For me, the cost of my decision was relatively lightweight: the unpredicted outcome that can come with taking a risk, a temporary float in the River of Failure (which is better than some of the other destinations imagined above… but the ego says: ouch.) I left a sure thing that I was unsure I could sustain for the promise of shiny new things. But I did not pay attention to how close the Gate of Ideals is to the Tower of Weak Morals and the sewage pipe of Fakery. One only hopes I climbed out of the River of Failure headed to True Knowledge and not the Hotel Know It All, the Right System Railway station, or other parts unknown in Oblivion or The System.
This past year I saw first hand what it looks like when good intentions are superseded by gross profits and – more importantly – I realized that what I do for a living is not something anyone can just do (contrary to popular belief!) Professional licensure (in any field I would suggest) is important and does make a difference… I would no sooner want a child to work with an unlicensed teacher as I would want to visit an unlicensed doctor or lawyer. I also saw what it looks like when promises made are not kept and the subsequent impact on morale among those to whom the promises were made. I saw how the resilience of these innovators had less to do with resilience and much more to do with insulation from consequence. I saw that fancy semantics (oh-the-grammar-is-so-bad-when-y’all-are-trying-to-be-clever-by-renaming-the-wheel) and slick slide decks do not lead to quality professional products – those outcomes are achieved by professional quality people.
I work in education.
Someone once said that the way we answer the question, “What do you do?” says more about us than most inquiries. An obviously open-ended question, I think most of us would assume (in the US version of Western Culture anyhow) that it is trying to get at how you make money.
“What do you do?”
“I enjoy – ”
“No, but what do you do?”
“Oh, for work…”
“Yes, obviously, what do you do?”
What do you do means, simultaneously, how do you make money, how much money do you make, and how respectable are you. That is one loaded question.
The answers, when you are done being cheeky, generally have a limited range.
“I…”
“I am a…”
“I work in…”
Try those out with a variety of jobs. See how the semantics change and the meaning is altered.
“I teach.” Okay, that works. But “I tech?” “I doctor?” “I engineer?”
“I am a teacher.” More latitude here (although the implications of identity through profession underscore much of the weirdness I am trying to get at here), “I am a doctor,” “I am an engineer,” I am tech?” Scary.
I like, “I work in education,” because I do a whole lot more than just teach (which is a whole lot more than most people do in a lifetime but that is a polemic for another place) and it eliminates the very annoying and widely accepted idea in my field that what I do to earn income is me in my entirety. It is worth noting that most of the jobs in which people who perform them are typically described as being them are the jobs that elicit the most extreme positive and negative reactions – police, firefighters, teachers, doctors, lawyers, politicians).
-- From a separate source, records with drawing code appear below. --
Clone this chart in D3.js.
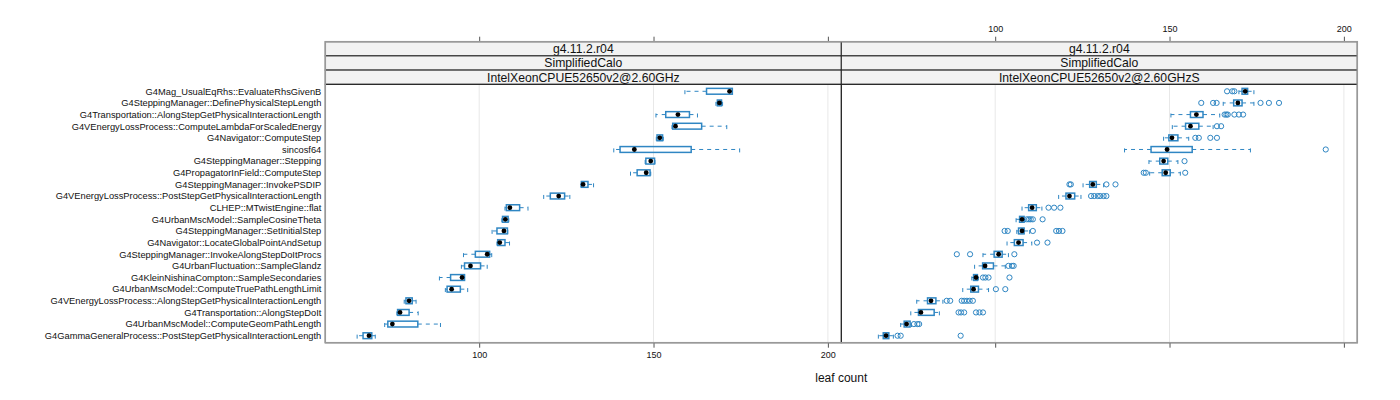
<!DOCTYPE html>
<html>
<head>
<meta charset="utf-8">
<script src="https://cdn.jsdelivr.net/npm/d3@7"></script>
<style>
  body { margin: 0; background: #fff; }
  svg { font-family: "Liberation Sans", Arial, sans-serif; }
</style>
</head>
<body>
<svg width="1400" height="400"></svg>
<script>
// categories, top to bottom
const categories = [
  "G4Mag_UsualEqRhs::EvaluateRhsGivenB",
  "G4SteppingManager::DefinePhysicalStepLength",
  "G4Transportation::AlongStepGetPhysicalInteractionLength",
  "G4VEnergyLossProcess::ComputeLambdaForScaledEnergy",
  "G4Navigator::ComputeStep",
  "sincosf64",
  "G4SteppingManager::Stepping",
  "G4PropagatorInField::ComputeStep",
  "G4SteppingManager::InvokePSDIP",
  "G4VEnergyLossProcess::PostStepGetPhysicalInteractionLength",
  "CLHEP::MTwistEngine::flat",
  "G4UrbanMscModel::SampleCosineTheta",
  "G4SteppingManager::SetInitialStep",
  "G4Navigator::LocateGlobalPointAndSetup",
  "G4SteppingManager::InvokeAlongStepDoItProcs",
  "G4UrbanFluctuation::SampleGlandz",
  "G4KleinNishinaCompton::SampleSecondaries",
  "G4UrbanMscModel::ComputeTruePathLengthLimit",
  "G4VEnergyLossProcess::AlongStepGetPhysicalInteractionLength",
  "G4Transportation::AlongStepDoIt",
  "G4UrbanMscModel::ComputeGeomPathLength",
  "G4GammaGeneralProcess::PostStepGetPhysicalInteractionLength"
];

const stripLevels = ["g4.11.2.r04", "SimplifiedCalo"];
const panelNames = ["IntelXeonCPUE52650v2@2.60GHz", "IntelXeonCPUE52650v2@2.60GHzS"];
const xTicks = [100, 150, 200];

// left panel box stats
const leftLower = [159.0, 167.9, 150.7, 155.3, 150.8, 138.6, 147.6, 143.4, 129.2, 118.5, 107.4, 106.5, 103.7, 105.1, 95.5, 94.9, 88.6, 90.3, 78.5, 76.4, 72.9, 65.0];
const leftQ1    = [165.2, 168.3, 153.5, 155.5, 151.0, 140.4, 147.8, 145.3, 129.3, 120.4, 107.8, 106.7, 105.1, 105.3, 98.9, 95.8, 91.8, 90.8, 79.0, 76.6, 73.8, 66.7];
const leftMed   = [171.8, 168.9, 157.0, 156.3, 151.8, 144.5, 149.2, 147.9, 129.8, 122.8, 108.8, 107.5, 107.1, 105.9, 102.3, 97.5, 95.1, 92.1, 79.9, 77.3, 75.1, 68.4];
const leftQ3    = [172.6, 169.5, 160.3, 163.8, 152.6, 160.8, 150.3, 149.0, 131.2, 124.5, 111.6, 108.3, 108.1, 107.4, 103.0, 100.4, 95.8, 94.6, 80.8, 79.9, 82.4, 69.2];
const leftUpper = [172.6, 169.8, 162.6, 171.0, 152.8, 174.7, 150.4, 149.2, 132.8, 126.0, 114.0, 108.5, 108.2, 108.7, 103.6, 102.3, 95.8, 96.7, 81.9, 82.5, 88.9, 70.2];
const leftOutliers = categories.map(() => []);

// right panel box stats
const rightLower = [169.9, 165.4, 150.4, 150.8, 148.3, 137.1, 144.1, 144.3, 125.2, 118.2, 107.7, 106.0, 106.2, 103.4, 96.5, 94.1, 93.3, 90.7, 77.5, 75.8, 72.9, 66.5];
const rightQ1    = [170.8, 168.4, 156.0, 154.6, 149.8, 144.7, 147.2, 147.9, 127.1, 120.3, 109.6, 107.0, 106.7, 105.5, 99.7, 96.4, 93.8, 93.0, 80.6, 78.0, 73.9, 67.9];
const rightMed   = [171.7, 169.6, 157.7, 156.0, 150.7, 149.3, 148.3, 148.9, 128.0, 121.3, 110.6, 107.7, 107.7, 106.7, 101.0, 97.1, 94.5, 93.8, 81.6, 78.7, 74.6, 68.7];
const rightQ3    = [172.4, 170.8, 159.6, 158.4, 152.4, 156.5, 149.5, 150.2, 129.0, 122.8, 111.8, 108.3, 108.3, 108.0, 102.0, 99.5, 94.9, 95.2, 83.0, 82.5, 75.6, 69.5];
const rightUpper = [174.2, 174.2, 164.4, 162.5, 155.5, 173.2, 152.4, 153.1, 131.1, 124.6, 113.4, 108.6, 109.9, 110.5, 103.8, 102.9, 95.2, 98.1, 85.0, 84.0, 76.0, 70.8];
const rightOutliers = [
  [166.5, 168.0, 168.6],
  [159.1, 162.5, 163.5, 176.1, 178.5, 181.4],
  [165.8, 166.3, 166.7, 168.6, 169.9, 171.1],
  [163.6, 164.8],
  [157.4, 158.4, 161.7, 163.6],
  [194.8],
  [154.3],
  [142.6, 143.2, 154.5],
  [121.3, 121.7, 131.9, 134.5],
  [127.5, 128.4, 129.4, 130.1, 131.1, 131.9],
  [115.3, 116.9, 118.7],
  [109.1, 109.7, 110.2, 110.8, 113.6],
  [102.7, 103.6, 110.8, 117.5, 118.3, 119.3],
  [112.0, 115.0],
  [89.0, 92.8, 105.5],
  [103.8, 104.8, 105.3],
  [96.5, 97.2, 98.1, 104.1],
  [100.2, 102.9],
  [86.1, 87.1, 90.4, 91.1, 91.9, 92.7, 93.6],
  [89.5, 90.2, 91.1, 94.5, 95.5, 96.5],
  [76.7, 77.7, 78.2],
  [72.0, 72.9, 90.1]
];

const svg = d3.select("svg");
const blue = "#2f86c3";

// layout
const panelW = 516;
const panelX = [325.3, 841.3];
const stripTop = 41.7, stripH = 14.2;
const panelTop = stripTop + 3 * stripH;
const panelBottom = 342.7;

const y = d3.scalePoint()
  .domain(categories)
  .range([panelTop, panelBottom])
  .padding(0.6);
const boxH = y.step() * 0.5;

const panels = [
  { x0: panelX[0], name: panelNames[0], lower: leftLower, q1: leftQ1, med: leftMed, q3: leftQ3, upper: leftUpper, out: leftOutliers, labelSide: "bottom" },
  { x0: panelX[1], name: panelNames[1], lower: rightLower, q1: rightQ1, med: rightMed, q3: rightQ3, upper: rightUpper, out: rightOutliers, labelSide: "top" }
];

panels.forEach(p => {
  const x = d3.scaleLinear().domain([55.87, 203.85]).range([p.x0, p.x0 + panelW]);
  const g = svg.append("g");

  // grid
  g.selectAll(".grid").data(xTicks).enter().append("line")
    .attr("x1", d => x(d)).attr("x2", d => x(d))
    .attr("y1", panelTop).attr("y2", panelBottom)
    .attr("stroke", "#e8e8e8").attr("stroke-width", 1);

  // strips
  const strips = stripLevels.concat([p.name]);
  strips.forEach((s, i) => {
    g.append("rect")
      .attr("x", p.x0).attr("y", stripTop + i * stripH)
      .attr("width", panelW).attr("height", stripH)
      .attr("fill", "#f2f2f2").attr("stroke", "#222").attr("stroke-width", 1);
    g.append("text")
      .attr("x", p.x0 + panelW / 2).attr("y", stripTop + i * stripH + stripH / 2 + 4.3)
      .attr("text-anchor", "middle").attr("font-size", 12.2).attr("fill", "#111")
      .text(s);
  });

  // axes: labels on one side, bare ticks on the other
  const axBottom = d3.axisBottom(x).tickValues(xTicks).tickSize(5).tickPadding(4)
    .tickFormat(p.labelSide === "bottom" ? d3.format("d") : () => "");
  const axTop = d3.axisTop(x).tickValues(xTicks).tickSize(5).tickPadding(5)
    .tickFormat(p.labelSide === "top" ? d3.format("d") : () => "");
  const gb = g.append("g").attr("transform", `translate(0,${panelBottom})`).call(axBottom);
  const gt = g.append("g").attr("transform", `translate(0,${stripTop})`).call(axTop);
  [gb, gt].forEach(a => {
    a.select(".domain").remove();
    a.selectAll(".tick line").attr("stroke", "#555");
    a.selectAll(".tick text").attr("font-size", 9).attr("fill", "#111")
      .style("font-family", "'Liberation Sans', Arial, sans-serif");
  });

  const rows = categories.map((c, i) => ({
    c, lower: p.lower[i], q1: p.q1[i], med: p.med[i], q3: p.q3[i], upper: p.upper[i], out: p.out[i]
  }));

  // whiskers
  rows.forEach(r => {
    const cy = y(r.c);
    [[r.q1, r.lower], [r.q3, r.upper]].forEach(([a, b]) => {
      g.append("line")
        .attr("x1", x(a)).attr("x2", x(b)).attr("y1", cy).attr("y2", cy)
        .attr("stroke", blue).attr("stroke-width", 1).attr("stroke-dasharray", "4,4");
      g.append("line")
        .attr("x1", x(b)).attr("x2", x(b)).attr("y1", cy + boxH / 2).attr("y2", cy - boxH / 2)
        .attr("stroke", blue).attr("stroke-width", 1).attr("stroke-dasharray", "4,4");
    });
  });

  // boxes
  g.selectAll(".box").data(rows).enter().append("rect")
    .attr("x", d => x(d.q1)).attr("y", d => y(d.c) - boxH / 2)
    .attr("width", d => Math.max(1, x(d.q3) - x(d.q1))).attr("height", boxH)
    .attr("fill", "none").attr("stroke", blue).attr("stroke-width", 1.5);

  // outliers
  rows.forEach(r => {
    g.selectAll(null).data(r.out).enter().append("circle")
      .attr("cx", d => x(d)).attr("cy", y(r.c)).attr("r", 2.6)
      .attr("fill", "none").attr("stroke", blue).attr("stroke-width", 1);
  });

  // medians
  g.selectAll(".med").data(rows).enter().append("circle")
    .attr("cx", d => x(d.med)).attr("cy", d => y(d.c)).attr("r", 2.4)
    .attr("fill", "#000");

  // panel frame
  g.append("rect")
    .attr("x", p.x0).attr("y", panelTop).attr("width", panelW).attr("height", panelBottom - panelTop)
    .attr("fill", "none").attr("stroke", "#222").attr("stroke-width", 1);
});

// outer frame in grey
svg.append("rect")
  .attr("x", panelX[0]).attr("y", stripTop)
  .attr("width", panelW * 2).attr("height", panelBottom - stripTop)
  .attr("fill", "none").attr("stroke", "#999").attr("stroke-width", 1.5);

// category labels
svg.append("g").selectAll("text").data(categories).enter().append("text")
  .attr("x", panelX[0] - 4).attr("y", d => y(d) + 3.3)
  .attr("text-anchor", "end").attr("font-size", 9.3).attr("fill", "#111")
  .text(d => d);

// x axis title
svg.append("text")
  .attr("x", panelX[1]).attr("y", 382)
  .attr("text-anchor", "middle").attr("font-size", 12).attr("fill", "#111")
  .text("leaf count");
</script>
</body>
</html>
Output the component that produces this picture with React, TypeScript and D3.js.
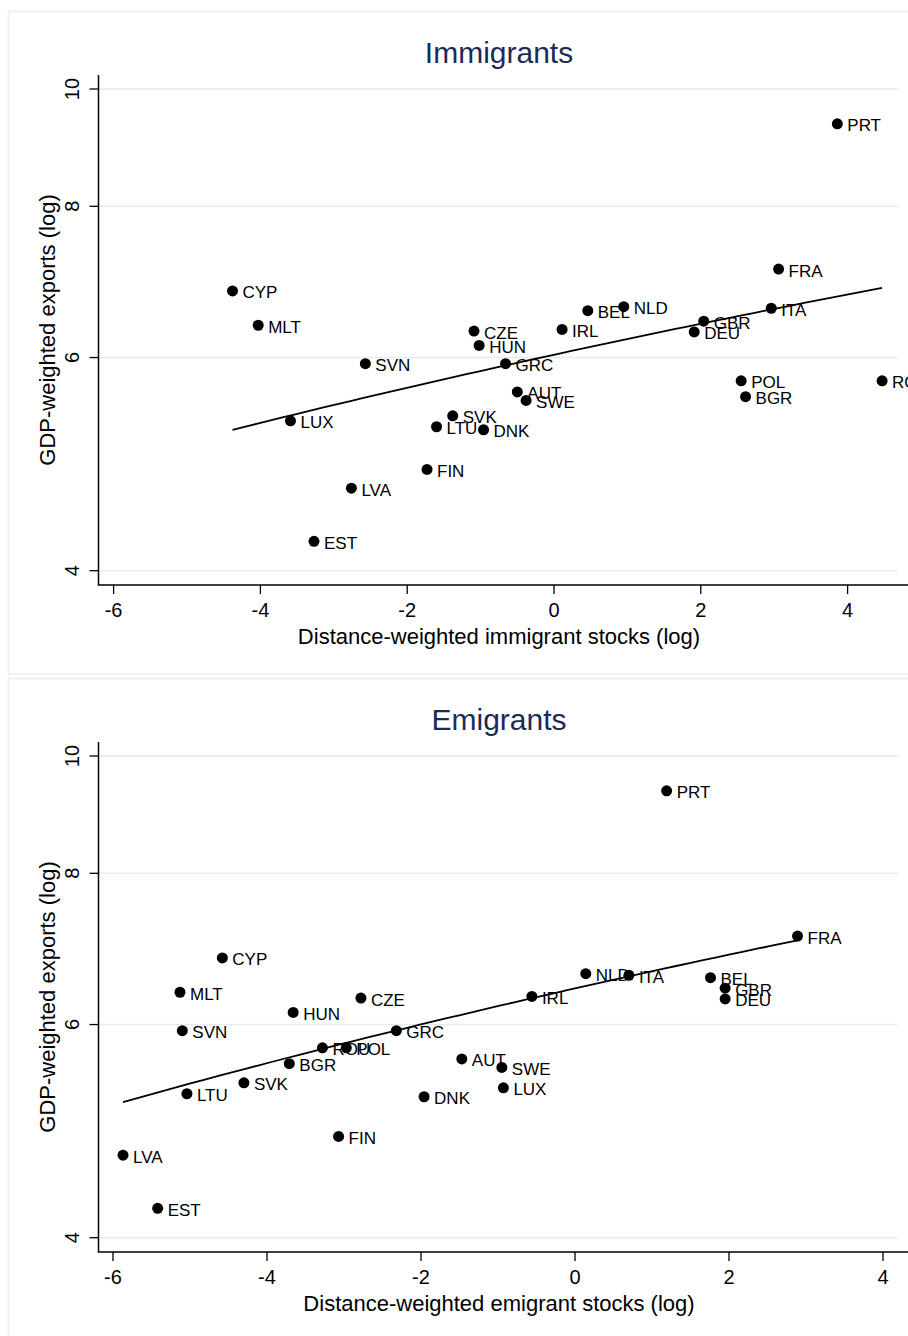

I wanted a chance to attach myself to a professional descriptor that suggested power, savvy, ingenuity, wealth, and social currency. I thought working in the start-up culture would bring that, and in some ways it may have. But it also brought with it a sense of being disposable, disingenuous, and necessarily superficial – don’t get attached to ideas they say, always be ready to let go and move on to the next thing. I lost the good parts that come with being a teacher: being respected by people (even if it is only out of habit and not actual), and having a job that did not take two paragraphs to explain. For the record, an EdTech company and an Education + Technology are the same thing no matter how much you want the extra letters to carry extra weight and in both – as in society – the teachers (even if you insist on calling them educators), remain second class personnel: under paid, under appreciated, and under valued. In spite of the fact that in many ways teachers are the most prepared for the dynamic, think on your feet, constantly pivot, nature of the start-up world, their skills are still mistaken as useless, archaic – even quaint – by the private sector.
I was promised too much when I took the chance to jump into what I thought was the tech world. I see that now, and I should have been aware of this. Had I talked to my peers immersed in the start-up industry they would have alerted me to this. I also, as I am prone to do when I have my sights set on something, did not acknowledge the myriad red flags: the immediate reversal of promises; the professional practices I knew were questionable after two decades of experience; a place that normalized inappropriate behavior; the allowances given for having a “fail forward” attitude that really just allows bad practice to perpetuate and grow. I still fully believe in the benefits of technology, and beyond that, the potential for merging it with education. Beyond believing in it, I am committed to it in a variety of ways. But one thing I can say with confidence now is that the successful merger of the two will need to be led by true visionary educators who have willing technologists in tow. It will not be the other way around.
I work in education.
And you need me along with my professional peers, to affect positive change in our field… and probably yours.